Un an après l’explosion, l’affaire paraît donc close pour la municipalité et l’entreprise. Or, la procédure judiciaire s’inscrit dans une temporalité plus longue. Le premier procès se tient ainsi devant le Tribunal de grande instance de Vienne en février 1970, avant un examen par la Cour d’appel de Grenoble en janvier 1971. Ces deux procès sont l’occasion d’une expression protéiforme d’une gauche radicale, dont les paroles semblent toutefois refléter une méconnaissance des rapports sociaux ambivalents qui marquent ce territoire industriel [renvoi vers un tract]. Parmi les cinq prévenus, dont le directeur de l’entreprise Rhône-Alpes et celui de la raffinerie, la Cour d’appel condamne seulement les deux ouvriers responsables de la manœuvre.

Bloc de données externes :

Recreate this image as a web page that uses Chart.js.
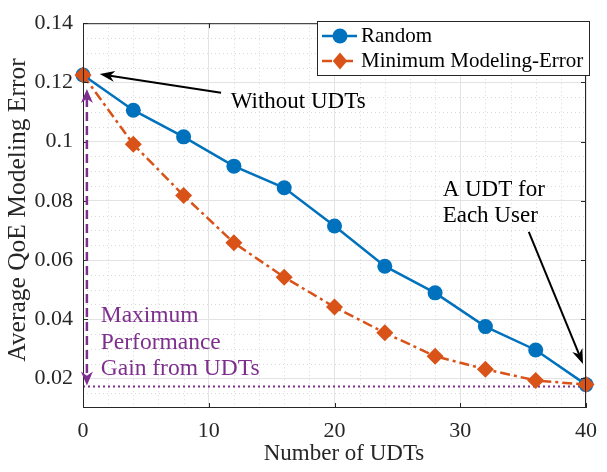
<!DOCTYPE html>
<html>
<head>
<title>QoE Modeling Error</title>
<script src="https://cdn.jsdelivr.net/npm/chart.js@4"></script>
<style>
  body { margin: 0; background: #fff; }
  canvas { display: block; }
</style>
</head>
<body>
<canvas id="qoeChart" width="607" height="472"></canvas>
<script>
// data
const numUDTs = [0, 4, 8, 12, 16, 20, 24, 28, 32, 36, 40];
const randomErr = [0.1225, 0.1106, 0.1016, 0.0917, 0.0844, 0.0715, 0.0579, 0.0489, 0.0375, 0.0296, 0.0179];
const minErr = [0.1225, 0.0991, 0.0818, 0.0658, 0.0542, 0.0441, 0.0354, 0.0275, 0.0231, 0.0193, 0.0179];
const gainLineX = [0, 40];
const gainLineY = [0.0173, 0.0173];
const xTicks = [0, 10, 20, 30, 40];
const yTicks = [0.02, 0.04, 0.06, 0.08, 0.1, 0.12, 0.14];

const BLUE = '#0072BD';
const ORANGE = '#D95319';
const PURPLE = '#7E2F8E';
const AXIS = '#262626';
const FONT = "'Liberation Serif', 'Times New Roman', serif";

function toPoints(xs, ys) {
    return xs.map((x, i) => ({ x: x, y: ys[i] }));
}

function arrowHead(ctx, x1, y1, x2, y2, len, half, color) {
    const a = Math.atan2(y2 - y1, x2 - x1);
    const ux = Math.cos(a), uy = Math.sin(a);
    const px = -uy, py = ux;
    ctx.fillStyle = color;
    ctx.beginPath();
    ctx.moveTo(x2, y2);
    ctx.lineTo(x2 - len * ux + half * px, y2 - len * uy + half * py);
    ctx.lineTo(x2 - 0.7 * len * ux, y2 - 0.7 * len * uy);
    ctx.lineTo(x2 - len * ux - half * px, y2 - len * uy - half * py);
    ctx.closePath();
    ctx.fill();
}

function arrow(ctx, x1, y1, x2, y2, color, width, dash, len, half) {
    const a = Math.atan2(y2 - y1, x2 - x1);
    ctx.save();
    ctx.strokeStyle = color;
    ctx.lineWidth = width;
    ctx.setLineDash(dash);
    ctx.beginPath();
    ctx.moveTo(x1, y1);
    ctx.lineTo(x2 - 0.7 * len * Math.cos(a), y2 - 0.7 * len * Math.sin(a));
    ctx.stroke();
    ctx.setLineDash([]);
    arrowHead(ctx, x1, y1, x2, y2, len, half, color);
    ctx.restore();
}

// minor dotted grid (MATLAB style)
const minorGrid = {
    id: 'minorGrid',
    beforeDatasetsDraw(chart) {
        const { ctx, chartArea: a, scales: { x, y } } = chart;
        ctx.save();
        ctx.strokeStyle = '#d9d9d9';
        ctx.lineWidth = 1;
        ctx.setLineDash([1, 3]);
        ctx.beginPath();
        for (let v = 2; v < 40; v += 2) {
            if (v % 10 === 0) continue;
            const px = Math.round(x.getPixelForValue(v)) + 0.5;
            ctx.moveTo(px, a.top); ctx.lineTo(px, a.bottom);
        }
        for (let k = 3; k < 28; k++) {
            if (k % 4 === 0) continue;
            const py = Math.round(y.getPixelForValue(k * 0.005)) + 0.5;
            ctx.moveTo(a.left, py); ctx.lineTo(a.right, py);
        }
        ctx.stroke();
        ctx.restore();
    }
};

// box, inward ticks, annotations, legend, axis titles
const decorations = {
    id: 'decorations',
    afterDraw(chart) {
        const { ctx, chartArea: a, scales: { x, y } } = chart;
        ctx.save();

        // axes box
        ctx.strokeStyle = AXIS;
        ctx.lineWidth = 1;
        ctx.strokeRect(a.left + 0.5, a.top + 0.5, a.right - a.left - 1, a.bottom - a.top - 1);
        ctx.beginPath();
        xTicks.forEach(v => {
            const px = Math.round(x.getPixelForValue(v)) + 0.5;
            ctx.moveTo(px, a.bottom); ctx.lineTo(px, a.bottom - 5);
            ctx.moveTo(px, a.top); ctx.lineTo(px, a.top + 5);
        });
        yTicks.forEach(v => {
            const py = Math.round(y.getPixelForValue(v)) + 0.5;
            ctx.moveTo(a.left, py); ctx.lineTo(a.left + 5, py);
            ctx.moveTo(a.right, py); ctx.lineTo(a.right - 5, py);
        });
        ctx.stroke();

        // axis titles
        ctx.fillStyle = AXIS;
        ctx.font = '23px ' + FONT;
        ctx.textAlign = 'center';
        ctx.textBaseline = 'middle';
        ctx.fillText('Number of UDTs', 344, 454);
        ctx.save();
        ctx.translate(18, 210);
        ctx.rotate(-Math.PI / 2);
        ctx.font = '25.5px ' + FONT;
        ctx.fillText('Average QoE Modeling Error', 0, 0);
        ctx.restore();

        // black arrows and notes
        arrow(ctx, x.getPixelForValue(10.98), y.getPixelForValue(0.1165),
              x.getPixelForValue(1.33), y.getPixelForValue(0.1228), '#000', 2, [], 15, 5.5);
        arrow(ctx, x.getPixelForValue(35.45), y.getPixelForValue(0.0695),
              x.getPixelForValue(39.76), y.getPixelForValue(0.0249), '#000', 2, [], 15, 5.5);
        ctx.fillStyle = '#000';
        ctx.font = '23px ' + FONT;
        ctx.textAlign = 'left';
        ctx.fillText('Without UDTs', x.getPixelForValue(11.75), y.getPixelForValue(0.1135));
        ctx.fillText('A UDT for', x.getPixelForValue(28.6), y.getPixelForValue(0.0838));
        ctx.fillText('Each User', x.getPixelForValue(28.6), y.getPixelForValue(0.0748));

        // purple two-headed gain arrow
        const gx = x.getPixelForValue(0.31);
        const gTop = y.getPixelForValue(0.1178);
        const gBot = y.getPixelForValue(0.0176);
        ctx.save();
        ctx.strokeStyle = PURPLE;
        ctx.lineWidth = 2.5;
        ctx.setLineDash([9, 5]);
        ctx.beginPath();
        ctx.moveTo(gx, gTop + 9);
        ctx.lineTo(gx, gBot - 9);
        ctx.stroke();
        ctx.restore();
        arrowHead(ctx, gx, gBot, gx, gTop, 14, 6, PURPLE);
        arrowHead(ctx, gx, gTop, gx, gBot, 14, 6, PURPLE);
        ctx.fillStyle = PURPLE;
        ctx.font = '23.5px ' + FONT;
        ctx.fillText('Maximum', x.getPixelForValue(1.41), 316);
        ctx.fillText('Performance', x.getPixelForValue(1.41), 343);
        ctx.fillText('Gain from UDTs', x.getPixelForValue(1.41), 369);

        // legend
        ctx.fillStyle = '#fff';
        ctx.fillRect(317, 21, 272, 54);
        ctx.strokeStyle = AXIS;
        ctx.lineWidth = 1;
        ctx.strokeRect(317.5, 21.5, 272, 54);
        const rows = [
            { label: 'Random', color: BLUE, dash: [], style: 'circle', r: 7.5, y: 36 },
            { label: 'Minimum Modeling-Error', color: ORANGE, dash: [10, 4, 3, 4], style: 'rectRot', r: 8.5, y: 61 }
        ];
        rows.forEach(row => {
            ctx.save();
            ctx.strokeStyle = row.color;
            ctx.lineWidth = 2.5;
            ctx.setLineDash(row.dash);
            ctx.beginPath();
            ctx.moveTo(322, row.y); ctx.lineTo(357, row.y);
            ctx.stroke();
            ctx.restore();
            ctx.fillStyle = row.color;
            ctx.beginPath();
            if (row.style === 'circle') {
                ctx.arc(340, row.y, row.r, 0, Math.PI * 2);
            } else {
                ctx.moveTo(340, row.y - row.r); ctx.lineTo(340 + row.r * 0.85, row.y);
                ctx.lineTo(340, row.y + row.r); ctx.lineTo(340 - row.r * 0.85, row.y);
                ctx.closePath();
            }
            ctx.fill();
            ctx.fillStyle = '#000';
            ctx.font = '21px ' + FONT;
            ctx.textAlign = 'left';
            ctx.textBaseline = 'middle';
            ctx.fillText(row.label, 361, row.y);
        });

        ctx.restore();
    }
};

const ctx = document.getElementById('qoeChart').getContext('2d');
const qoeChart = new Chart(ctx, {
    type: 'line',
    data: {
        datasets: [
            {
                label: 'Random',
                data: toPoints(numUDTs, randomErr),
                borderColor: BLUE,
                backgroundColor: BLUE,
                borderWidth: 2.5,
                pointStyle: 'circle',
                pointRadius: 7.5,
                pointBorderWidth: 0,
                order: 1,
                clip: false
            },
            {
                label: 'Minimum Modeling-Error',
                data: toPoints(numUDTs, minErr),
                borderColor: ORANGE,
                backgroundColor: ORANGE,
                borderWidth: 2.5,
                borderDash: [10, 4, 3, 4],
                pointStyle: 'rectRot',
                pointRadius: 8.5,
                pointBorderWidth: 0,
                order: 0,
                clip: false
            },
            {
                label: 'gain',
                data: toPoints(gainLineX, gainLineY),
                borderColor: PURPLE,
                borderWidth: 2,
                borderDash: [2, 3],
                pointRadius: 0,
                order: 2,
                clip: false
            }
        ]
    },
    options: {
        responsive: false,
        animation: false,
        layout: { padding: { top: 15, right: 14, left: 0, bottom: 0 } },
        plugins: {
            legend: { display: false },
            tooltip: { enabled: false }
        },
        scales: {
            x: {
                type: 'linear',
                min: 0,
                max: 40,
                afterFit: s => { s.height = 64; },
                afterBuildTicks: s => { s.ticks = xTicks.map(v => ({ value: v })); },
                grid: { color: '#e3e3e3', drawTicks: false },
                border: { display: false },
                ticks: {
                    padding: 10,
                    color: AXIS,
                    font: { family: FONT, size: 22 },
                    maxRotation: 0
                }
            },
            y: {
                min: 0.01,
                max: 0.14,
                afterFit: s => { s.width = 83; },
                afterBuildTicks: s => { s.ticks = yTicks.map(v => ({ value: v })); },
                grid: { color: '#e3e3e3', drawTicks: false },
                border: { display: false },
                ticks: {
                    padding: 10,
                    color: AXIS,
                    font: { family: FONT, size: 22 },
                    callback: v => String(Number(v.toFixed(2)))
                }
            }
        }
    },
    plugins: [minorGrid, decorations]
});
</script>
</body>
</html>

Couverte par l’amnistie présidentielle, cette sanction se veut symbolique et témoigne d’une volonté d’oublier la catastrophe.

Quelques mois après la catastrophe, la raffinerie s’est en effet dotée d’une unité de vapocraquage, permettant la fabrication de dérivés pétroliers qui alimentent un vaste réseau d’entreprises dans la région [renvoi vers le schéma des dérivés]. Quelques mois après les procès, la raffinerie peut ainsi éditer une brochure se voulant rassurante quant à la conduite de l’usine. La dernière image de cette brochure montre ainsi une torchère de la raffinerie, au cœur de la nuit, accompagnée d’une citation biblique : « Elle sait l’utilité de son labeur, de la nuit, sa lampe ne s’éteint » [renvoi vers l’image].